Are There Exceptions to Goodhart's Law? On the Moral Justification of Fairness-Aware Machine Learning
- URL: http://arxiv.org/abs/2202.08536v3
- Date: Tue, 2 Jul 2024 10:53:59 GMT
- Title: Are There Exceptions to Goodhart's Law? On the Moral Justification of Fairness-Aware Machine Learning
- Authors: Hilde Weerts, Lambèr Royakkers, Mykola Pechenizkiy,
- Abstract summary: We argue that fairness measures are particularly sensitive to Goodhart's law.
We present a framework for moral reasoning about the justification of fairness metrics.
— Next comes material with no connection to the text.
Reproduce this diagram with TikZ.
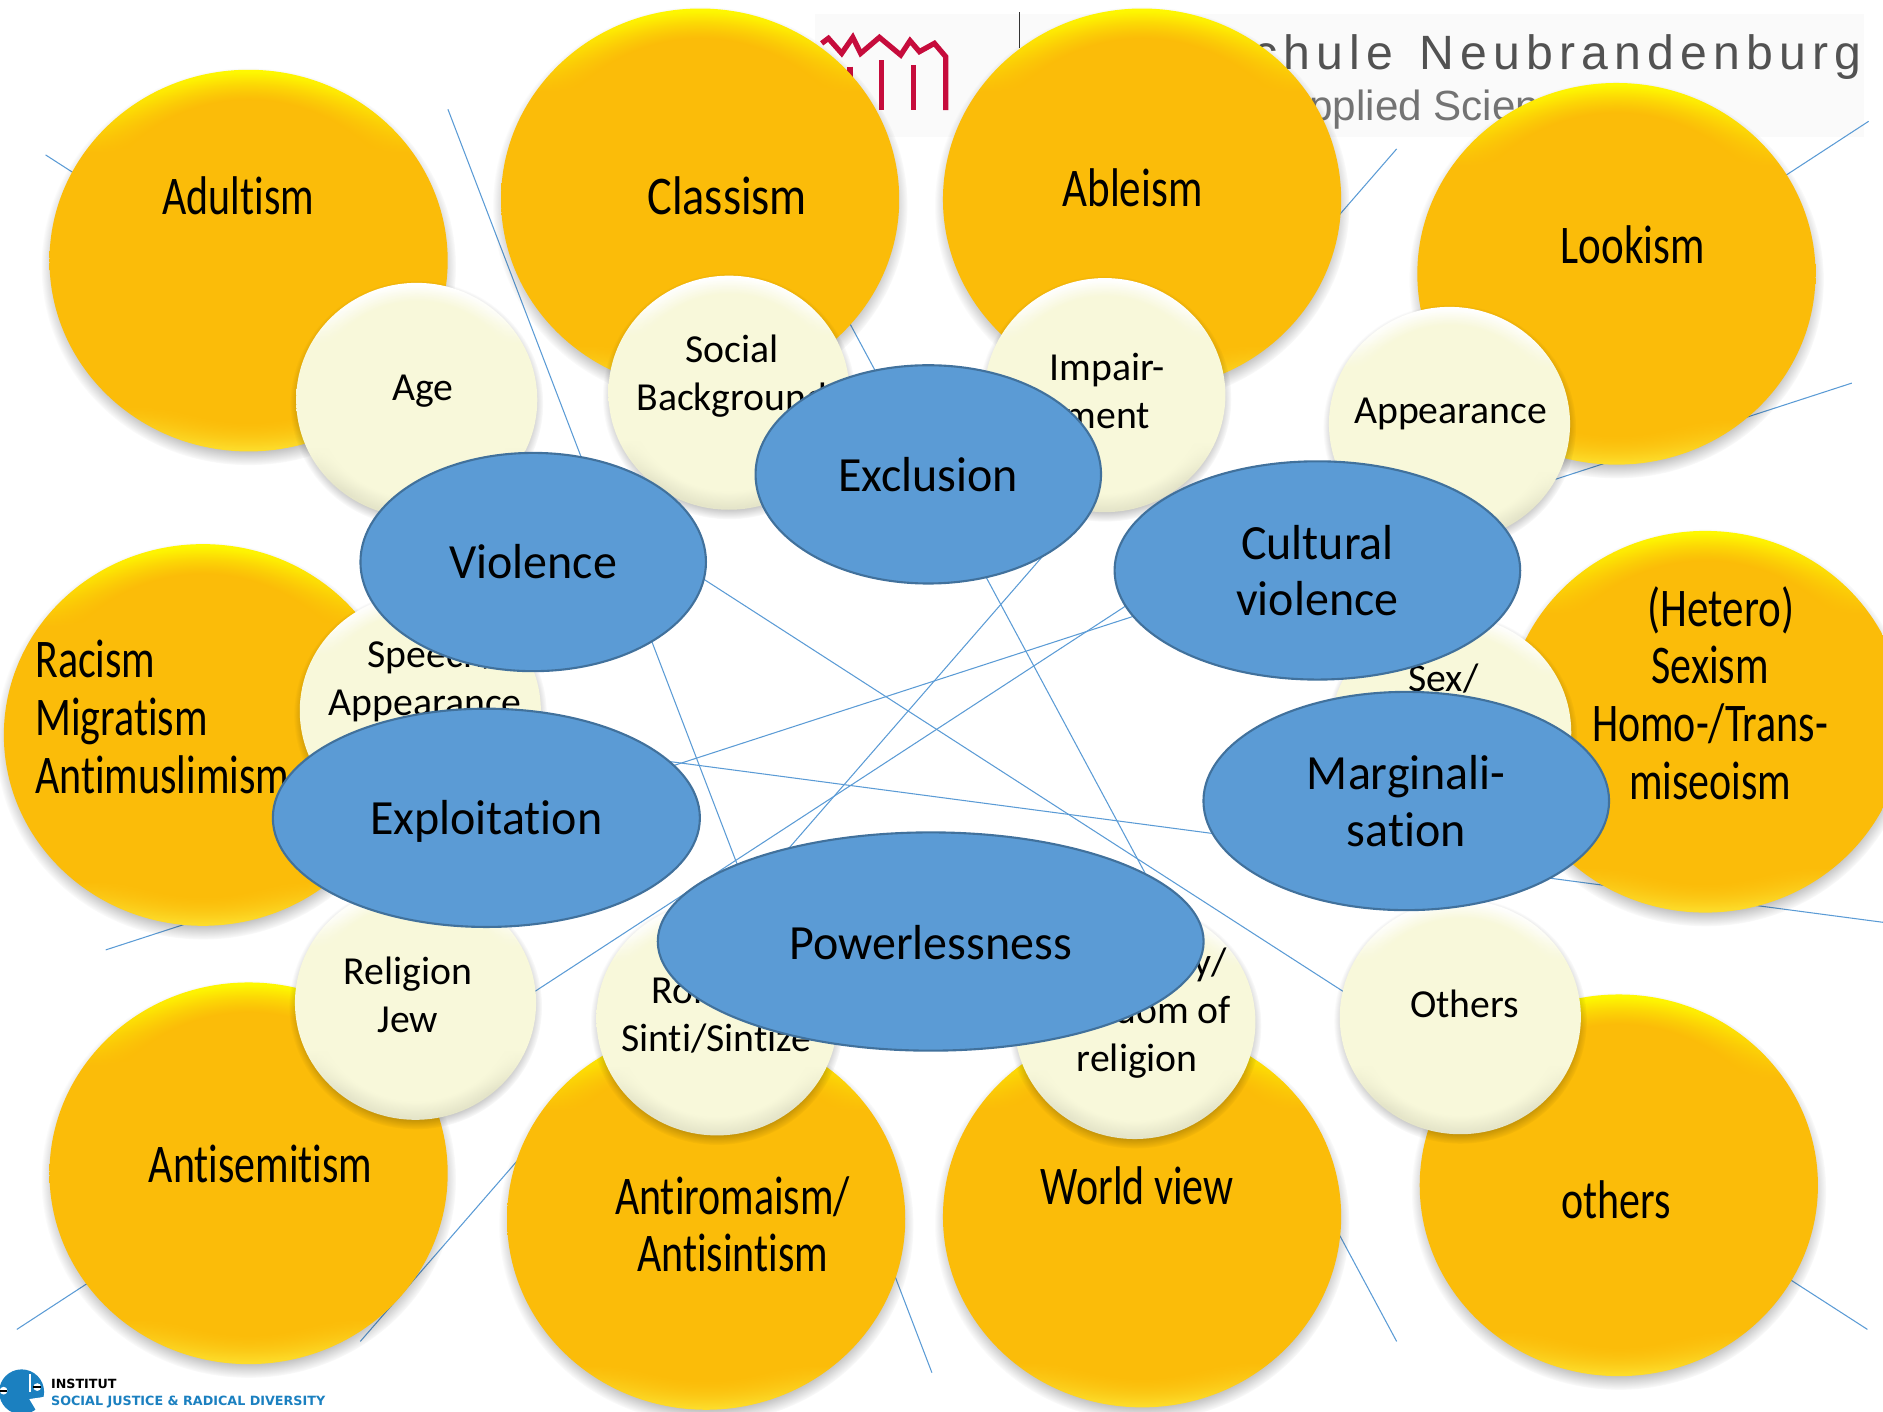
\documentclass[tikz,border=0pt]{standalone}
\usepackage{fontspec}
\usetikzlibrary{shapes.geometric,fadings}
\setmainfont[Ligatures=NoCommon]{Carlito}
\newfontfamily\narrowfont[FakeStretch=0.77,Ligatures=NoCommon]{Carlito}
\newfontfamily\narrowmid[FakeStretch=0.79,Ligatures=NoCommon]{Carlito}
\newfontfamily\narrowwide[FakeStretch=0.85,Ligatures=NoCommon]{Carlito}
\newfontfamily\bluefont[FakeStretch=0.975,Ligatures=NoCommon]{Carlito}
\newfontfamily\hsfont[LetterSpace=13,WordSpace=1.3]{Liberation Sans}
\newfontfamily\hsfontb{Liberation Sans}
\newfontfamily\instfont{DejaVu Sans}
\definecolor{linkblue}{HTML}{5B9BD5}
\definecolor{ovalblue}{HTML}{5B9BD5}
\definecolor{ovaledge}{HTML}{41719C}
\definecolor{amber}{HTML}{FBBC09}
\definecolor{creamc}{HTML}{F8F8DA}
\definecolor{hsred}{HTML}{C60C3C}
\definecolor{instblue}{HTML}{1B80C0}
\pgfdeclareverticalshading{amberbevel}{100bp}{color(0bp)=(amber); color(25bp)=(amber!60!yellow!85!white); color(31bp)=(amber); color(64bp)=(amber); color(69bp)=(amber!60!yellow); color(75bp)=(yellow!90!amber); color(100bp)=(yellow)}
\pgfdeclareverticalshading{creambevel}{100bp}{color(0bp)=(creamc); color(25bp)=(creamc!75!black!30!creamc); color(31bp)=(creamc!92!black); color(40bp)=(creamc); color(62bp)=(creamc); color(68bp)=(creamc!25!white); color(75bp)=(white); color(100bp)=(white)}
\pgfdeclareradialshading{softinnerS}{\pgfpoint{0bp}{0bp}}{color(0bp)=(white); color(21bp)=(white); color(24.5bp)=(black); color(50bp)=(black)}
\pgfdeclarefading{softinner}{\pgfuseshading{softinnerS}}
\pgfdeclareradialshading{softshadowS}{\pgfpoint{0bp}{0bp}}{color(0bp)=(white); color(22bp)=(white); color(25bp)=(black); color(50bp)=(black)}
\pgfdeclarefading{softshadow}{\pgfuseshading{softshadowS}}
\tikzset{
  link/.style={draw=linkblue,line width=0.3pt},
  amberball/.style={ellipse,minimum width=113.3pt,minimum height=108.6pt,inner sep=0pt,outer sep=0pt,shading=amberbevel},
  creamball/.style={ellipse,minimum width=68.6pt,minimum height=66.6pt,inner sep=0pt,outer sep=0pt,shading=creambevel},
  amberlabel/.style={font=\narrowfont\fontsize{15.5}{16.4}\selectfont,align=center,inner sep=0pt,text=black},
  creamlabel/.style={font=\fontsize{11.3}{13.66}\selectfont,align=center,inner sep=0pt,text=black},
  oval/.style={ellipse,fill=ovalblue,draw=ovaledge,line width=0.6pt,inner sep=0pt,outer sep=0pt,minimum height=62.1pt,align=center,font=\bluefont\fontsize{14}{16.1}\selectfont,text=black},
}
% name, x, y, label x, label y, text
\newcommand{\amberdisc}[6]{%
  \fill[black,opacity=.38,path fading=softshadow] (#2,#3+5) ellipse [x radius=59pt,y radius=56.5pt];
  \node[amberball] (#1) at (#2,#3) {};
  \fill[amber,path fading=softinner] (#1.center) ellipse [x radius=56.65pt,y radius=54.3pt];
  \node[amberlabel] (#1-text) at (#4,#5) {#6};
}
\newcommand{\creamdisc}[6]{%
  \fill[black,opacity=.30,path fading=softshadow] (#2,#3+3) ellipse [x radius=36pt,y radius=35pt];
  \node[creamball] (#1) at (#2,#3) {};
  \fill[creamc,path fading=softinner] (#1.center) ellipse [x radius=34.3pt,y radius=33.3pt];
  \node[creamlabel] (#1-text) at (#4,#5) {#6};
}
\begin{document}
\begin{tikzpicture}[x=0.012009cm,y=-0.012009cm]
\useasboundingbox (0,0) rectangle (1568,1175);
% top logo
\fill[fill=black!2] (679,12) rectangle (1552,114);
\draw[hsred,line width=1.5pt,line join=miter] (684.2,36.1) -- (689.8,31.9) -- (700.9,44.4) -- (710.1,31.1) -- (716.7,44.4) -- (732.3,31.1) -- (750,45.8) -- (757.8,33.9) -- (765.6,43) -- (778.1,36.1) -- (787.5,47.2) -- (787.5,91.6);
\draw[hsred,line width=1.5pt] (707.8,55.5) -- (707.8,91.6) (734.2,50) -- (734.2,91.6) (760.6,54) -- (760.6,91.6);
\coordinate (rulea) at (849,10); \coordinate (ruleb) at (849,40);
\draw[black!80,line width=0.4pt] (rulea) -- (ruleb);
\node[anchor=base east,inner sep=0pt,text=black!68,font=\hsfont\fontsize{13.7}{16}\selectfont] (hsname) at (1551,58) {Hochschule Neubrandenburg};
\node[anchor=base east,inner sep=0pt,text=black!55,font=\hsfontb\fontsize{12}{14}\selectfont] (hssub) at (1337,100.5) {University of Applied Sciences};
% connectors
\coordinate (la1) at (38,129);   \coordinate (lb1) at (1555,1107);
\coordinate (la2) at (373,91);   \coordinate (lb2) at (776,1143);
\coordinate (la3) at (708,270);  \coordinate (lb3) at (1163,1117);
\coordinate (la4) at (1163,124); \coordinate (lb4) at (300,1117);
\coordinate (la5) at (1556,101); \coordinate (lb5) at (14,1107);
\coordinate (la6) at (1542,319); \coordinate (lb6) at (88,791);
\coordinate (la7) at (1568,768); \coordinate (lb7) at (300,600);
\foreach \i in {1,...,7}{\draw[link] (la\i) -- (lb\i);}
% amber discs
\amberdisc{adultism}{207}{217}{198.5}{163}{Adultism}
\amberdisc{classism}{583}{166}{605.5}{163}{\narrowwide Classism}
\amberdisc{ableism}{951}{166}{943}{156}{\narrowmid Ableism}
\amberdisc{lookism}{1346}{228}{1359.5}{203.5}{\narrowmid Lookism}
\amberdisc{racism}{169}{612}{126}{597}{\parbox{66pt}{\raggedright Racism\\Migratism\\Antimuslimism}}
\amberdisc{sexism}{1420}{601}{1424}{577}{\narrowmid\hspace*{6.1pt}(Hetero)\\Sexism\hspace*{6pt}\\Homo-/Trans-\\miseoism}
\amberdisc{antisemitism}{207}{977}{217}{969.5}{Antisemitism}
\amberdisc{antiromaism}{588}{1015}{610}{1019.5}{Antiromaism/\\Antisintism}
\amberdisc{worldview}{951}{1013}{947}{987.5}{World view}
\amberdisc{others}{1348}{987}{1346}{999}{others}
% cream discs
\creamdisc{age}{347}{333}{352}{326}{Age}
\creamdisc{social}{607}{327}{609.5}{313}{Social\\Background}
\creamdisc{impairment}{920}{329}{922}{325.5}{Impair-\\ment}
\creamdisc{appearance}{1207}{353}{1208}{344.5}{Appearance}
\creamdisc{speech}{350}{592}{354}{567}{\hspace*{4.8pt}Speech/\\Appearance}
\creamdisc{sex}{1208}{610}{1202}{565}{Sex/}
\creamdisc{religionjew}{346}{835}{339.5}{828}{Religion\\Jew}
\creamdisc{roma}{597}{848}{596.5}{845}{Roma/\hspace*{6pt}\\Sinti/Sintize}
\creamdisc{freedom}{945}{851}{947}{844}{Spirituality/\hspace*{3pt}\\\hspace*{2pt}freedom of\\religion}
\creamdisc{otherscream}{1216}{847}{1219.5}{836}{Others}
% blue ovals
\node[oval,minimum width=98.3pt] (exclusion) at (773,395) {Exclusion};
\node[oval,minimum width=98.3pt] (violence) at (444,468) {Violence};
\node[oval,minimum width=115.4pt] (cultural) at (1097,475) {Cultural\\violence};
\node[oval,minimum width=115.4pt] (marginal) at (1171,667) {Marginali-\\sation};
\node[oval,minimum width=121.5pt] (exploitation) at (405,681) {\rule{0pt}{11.9pt}Exploitation};
\node[oval,minimum width=155.3pt] (powerless) at (775,784) {\rule{0pt}{10.4pt}Powerlessness};
% institute logo
\fill[instblue] (18,1159) circle (6.4pt);
\fill[white] (24.4,1165) -- (38,1163) -- (38,1176) -- (31,1176) -- cycle;
\fill[white] (24,1144) rectangle (25.6,1159);
\fill[white] (3,1158) circle (1.1pt);
\fill[black] (0,1157.2) rectangle (6.2,1158.8);
\fill[white] (31,1155) circle (1.1pt);
\fill[black] (27.8,1154.2) rectangle (34.2,1155.8);
\node[anchor=base west,inner sep=0pt,font=\instfont\bfseries\fontsize{3.6}{4}\selectfont,text=black] (instA) at (42,1156) {INSTITUT};
\node[anchor=base west,inner sep=0pt,font=\instfont\bfseries\fontsize{3.62}{4}\selectfont,text=instblue] (instB) at (42,1170) {SOCIAL JUSTICE \& RADICAL DIVERSITY};
\end{tikzpicture}
\end{document}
- Score: 14.428360876120333
- License: http://creativecommons.org/licenses/by-nc-sa/4.0/
- Abstract: Fairness-aware machine learning (fair-ml) techniques are algorithmic interventions designed to ensure that individuals who are affected by the predictions of a machine learning model are treated fairly. The problem is often posed as an optimization problem, where the objective is to achieve high predictive performance under a quantitative fairness constraint. However, any attempt to design a fair-ml algorithm must assume a world where Goodhart's law has an exception: when a fairness measure becomes an optimization constraint, it does not cease to be a good measure. In this paper, we argue that fairness measures are particularly sensitive to Goodhart's law. Our main contributions are as follows. First, we present a framework for moral reasoning about the justification of fairness metrics. In contrast to existing work, our framework incorporates the belief that whether a distribution of outcomes is fair, depends not only on the cause of inequalities but also on what moral claims decision subjects have to receive a particular benefit or avoid a burden. We use the framework to distil moral and empirical assumptions under which particular fairness metrics correspond to a fair distribution of outcomes. Second, we explore the extent to which employing fairness metrics as a constraint in a fair-ml algorithm is morally justifiable, exemplified by the fair-ml algorithm introduced by Hardt et al. (2016). We illustrate that enforcing a fairness metric through a fair-ml algorithm often does not result in the fair distribution of outcomes that motivated its use and can even harm the individuals the intervention was intended to protect.